FullSizeRender-3T.D. Chawla is 98 years old. Yes, two years short of a century. He has experienced some of the great historical events of the past years : the British Raj, the Partition of the Indian sub-continent, the World wars. Not as a mere spectator, watching the caravan of history pass by, but as someone who has lived it, been caught up in its dusty wake. He was one of the millions displaced by the Partition in 1947, when the British divided the subcontinent into India and Pakistan. India Home talked to him recently.

On his experiences during Partition

I lived in Pakistan, in the Punjab side and we were all kicked out. People lived in villages, then the Partition happened and people were on their own. We had to leave. We left everything and thank god our life was saved. I went to the district office and I met the District Commissioner and said, “I’d like to stay in Pakistan.” Everyone wants to stay in their own home’s even if it’s a hut.

The District Commissioner said, “I can’t guarantee your life. Look here,” he said. He pointed to man with torn clothes.  “This man, he was the magistrate of Jullunder.”

There was no choice. So I told him I wanted to be evacuated with my family.

We were in a camp at the border (between India and Pakistan). At midnight, they came and said, you have to leave for India.

You cannot imagine so many women were kidnapped, so many men were butchered. Thousands of people lost their lives. I came to India on the goods train. So many of my friends were butchered. People killed their own ladies. So many sad stories.
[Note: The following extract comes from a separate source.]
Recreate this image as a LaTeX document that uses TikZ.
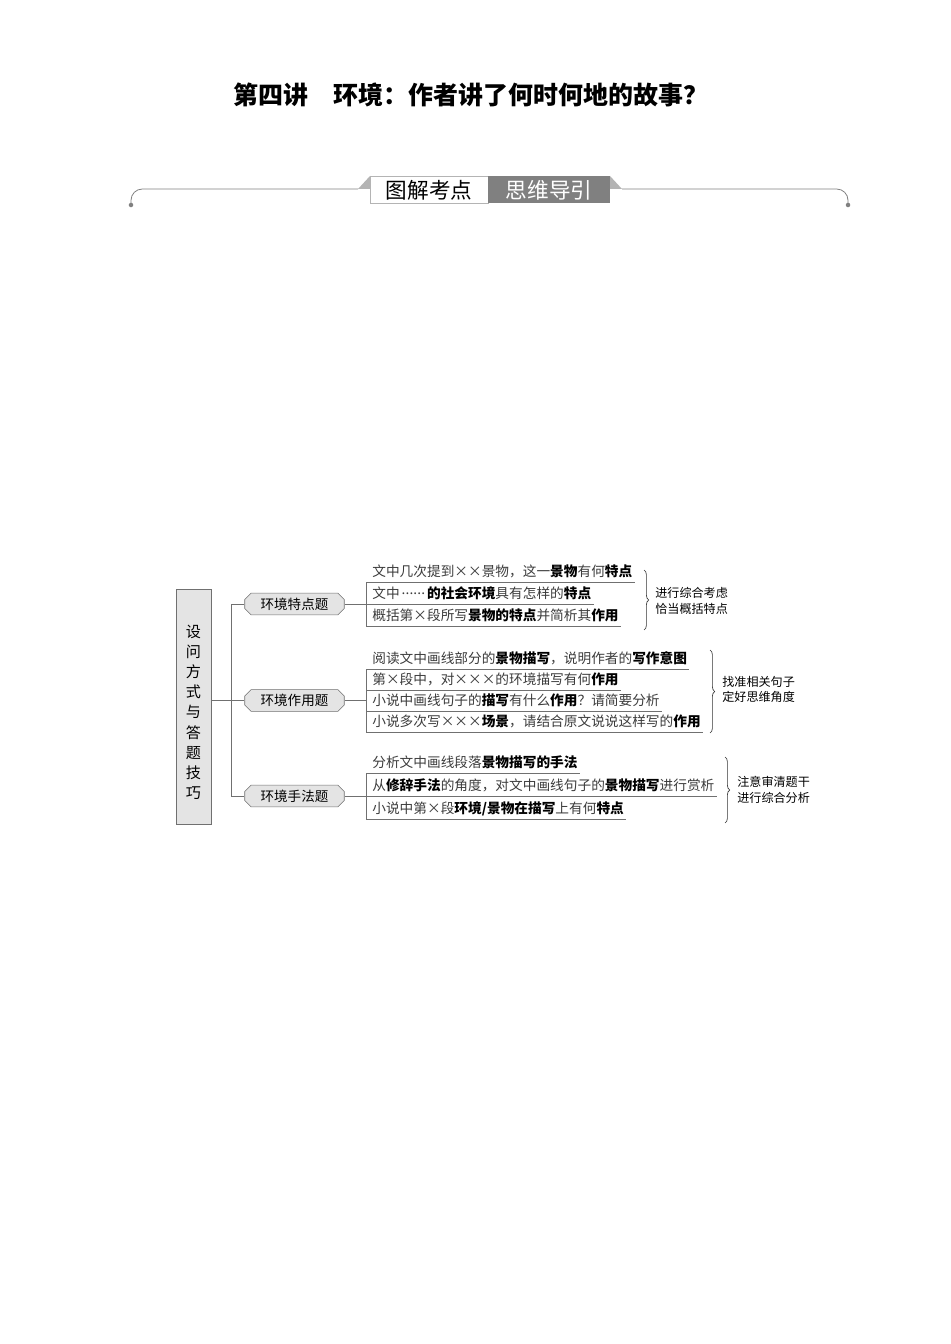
\documentclass[tikz,border=0pt]{standalone}
\usepackage{fontspec}
\setmainfont{Noto Sans CJK SC}
\usetikzlibrary{shapes.misc,decorations.pathreplacing}
\definecolor{linegray}{HTML}{707070}
\definecolor{boxgray}{HTML}{E4E4E4}
\definecolor{tabgray}{HTML}{808080}
\definecolor{eargray}{HTML}{B4B4B4}
\definecolor{txtgray}{HTML}{3C3C3C}
\newcommand{\kw}[1]{{\bfseries\color{black}#1}}
\newcommand{\xx}{\makebox[1em]{×}}
\newcommand{\dotone}{\raisebox{0.28em}{\makebox[0pt]{.}}}
\newcommand{\dotsix}{\makebox[2em][s]{\hfil\dotone\hfil\dotone\hfil\dotone\hfil\dotone\hfil\dotone\hfil\dotone\hfil}}

\begin{document}
\begin{tikzpicture}[x=0.0221cm, y=-0.0221cm,
	rootnode/.style={draw=linegray, fill=boxgray, minimum width=0.77cm, minimum height=5.2cm},
	roottext/.style={align=center, inner sep=0pt, yshift=-3.3pt, font=\fontsize{9.5}{12.7}\selectfont},
	topic/.style={draw=linegray, fill=boxgray, chamfered rectangle, chamfered rectangle xsep=2pt, chamfered rectangle ysep=2pt, minimum width=2.2cm, minimum height=0.48cm, inner sep=0pt, font=\fontsize{8.5}{10}\selectfont},
	item/.style={anchor=south west, inner xsep=0pt, inner ysep=3.4pt, text depth=0pt, text=txtgray, font=\fontsize{8.6}{10}\selectfont, execute at begin node=\hspace*{3.8pt}, execute at end node=\hspace*{1.3pt}},
	note/.style={anchor=west, align=left, inner sep=0pt, font=\fontsize{7.6}{9.7}\selectfont},
	link/.style={draw=linegray, line width=0.5pt},
	curly/.style={draw=black!80, line width=0.4pt, decorate, decoration={brace, amplitude=3pt}}]
	\useasboundingbox[fill=white] (0,0) rectangle (950,1344);

	\node[font=\fontsize{15.7}{18}\selectfont\bfseries] at (471,95) (title) {第四讲\hspace{1em}环境：作者讲了何时何地的故事？};

	\draw[link, draw=tabgray, rounded corners=0.25cm] (131,205) |- (358,189);
	\draw[link, draw=tabgray, rounded corners=0.25cm] (848,205) |- (622,189);
	\fill[tabgray] (131,205) circle (0.05cm);
	\fill[tabgray] (848,205) circle (0.05cm);
	\fill[eargray] (358,189) -- (370,176) -- (370,189) -- cycle;
	\fill[eargray] (610,176) -- (622,189) -- (610,189) -- cycle;
	\draw[draw=eargray, fill=white] (370,176) rectangle (488,203);
	\fill[tabgray] (488,176) rectangle (610,203);
	\node[font=\fontsize{13.6}{16}\selectfont] at (429,190) (tabl) {图解考点};
	\node[font=\fontsize{13.6}{16}\selectfont, text=white] at (549,190) (tabr) {思维导引};

	\node[rootnode, label={[roottext]center:设\\问\\方\\式\\与\\答\\题\\技\\巧}] at (193.5,707) (root) {};

	\node[topic] at (294.5,604) (t1) {环境特点题};
	\node[topic] at (294.5,700.5) (t2) {环境作用题};
	\node[topic] at (294.5,796) (t3) {环境手法题};

	\coordinate (trunk) at (231,700.5);
	\draw[link] (root.east |- t2.west) -- (t2.west);
	\draw[link] (t1.west) -- (t1.west -| trunk) -- (t3.west -| trunk) -- (t3.west);

	\node[item] at (366,582) (a1) {文中几次提到\xx\xx 景物，这一\kw{景物}有何\kw{特点}};
	\node[item] at (366,604) (a2) {文中\dotsix\kw{的社会环境}具有怎样的\kw{特点}};
	\node[item] at (366,626) (a3) {概括第\xx 段所写\kw{景物的特点}并简析其\kw{作用}};

	\node[item] at (366,669) (b1) {阅读文中画线部分的\kw{景物描写}，说明作者的\kw{写作意图}};
	\node[item] at (366,690) (b2) {第\xx 段中，对\xx\xx\xx 的环境描写有何\kw{作用}};
	\node[item] at (366,711) (b3) {小说中画线句子的\kw{描写}有什么\kw{作用}？请简要分析};
	\node[item] at (366,732) (b4) {小说多次写\xx\xx\xx\kw{场景}，请结合原文说说这样写的\kw{作用}};

	\node[item] at (366,773) (c1) {分析文中画线段落\kw{景物描写的手法}};
	\node[item] at (366,796) (c2) {从\kw{修辞手法}的角度，对文中画线句子的\kw{景物描写}进行赏析};
	\node[item] at (366,819) (c3) {小说中第\xx 段\kw{环境/景物在描写}上有何\kw{特点}};

	\foreach \i in {a1,a2,a3,b1,b2,b3,b4,c1,c2,c3}
		\draw[link] (\i.south west) -- (\i.south east);
	\draw[link] (a1.south west) -- (a3.south west);
	\draw[link] (b1.south west) -- (b4.south west);
	\draw[link] (c1.south west) -- (c3.south west);
	\draw[link] (t1.east) -- (t1.east -| a1.south west);
	\draw[link] (t2.east) -- (t2.east -| b1.south west);
	\draw[link] (t3.east) -- (t3.east -| c1.south west);

	\coordinate (ba1) at (644,570);
	\coordinate (ba2) at (644,630);
	\coordinate (bb1) at (710,650);
	\coordinate (bb2) at (710,733);
	\coordinate (bc1) at (725,757);
	\coordinate (bc2) at (725,823);
	\draw[curly] (ba1) -- (ba2);
	\draw[curly] (bb1) -- (bb2);
	\draw[curly] (bc1) -- (bc2);
	\node[note] at (655,601) (na) {进行综合考虑\\恰当概括特点};
	\node[note] at (722,689.5) (nb) {找准相关句子\\定好思维角度};
	\node[note] at (737,790) (nc) {注意审清题干\\进行综合分析};
\end{tikzpicture}
\end{document}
On his career in the Foreign Service

I came to India and wanted to appear in the civil services exam. Fortunately I got a chance and could move abroad. I was an official in the Indian embassy. My first posting in 1950 was Holland. If a man has first, second, third wife, he will always have best memories of the first one. Same thing with me. My first posting was in Holland! I had never left the country. I loved it. I must have been somewhere around 30 years old, maybe.  There were no airlines, so we went by boat. It took 14 days from India and I went to Marseilles, in France, and then I went to Paris and took the train to Holland.

I was surprised by the development there: the streets, the cars. People were so nice. I was posted to the External Affairs Ministry in 1964. I was in countries in Africa, Holland, Pakistan working in the Indian Embassies.

On his love of India

Swarg se bhadkar apna desh” (One’s country is greater than heaven). I’m attached to India. I go in the winter to Delhi. People say, “You are going to India alone?” And I say, “I’m not alone, God is with me.” I go to my daughter. She takes so much care of me. When I am in the USA, she calls me every day. Did you eat? Take your medicine? For the last 52 years I’m going back and forth.

On the secret of his energy

I am settled here and in India. I’m busy. I live with my son who is divorced. I get up in the morning, I have a shower and breakfast, go to the library, meet my friends, go home eat dinner, watch TV—especially Jeopardy and Wheel of Fortune. I read the news every day, from all over India and abroad. I go to the library and read the Wall Street Journal and the New York Times. I take public transport, buses and trains all by myself. I go to the Arya Samaj.

On India Home

I like coming to India Home’s centers—there are so many activities. You are all working so hard. I see you all working all the time.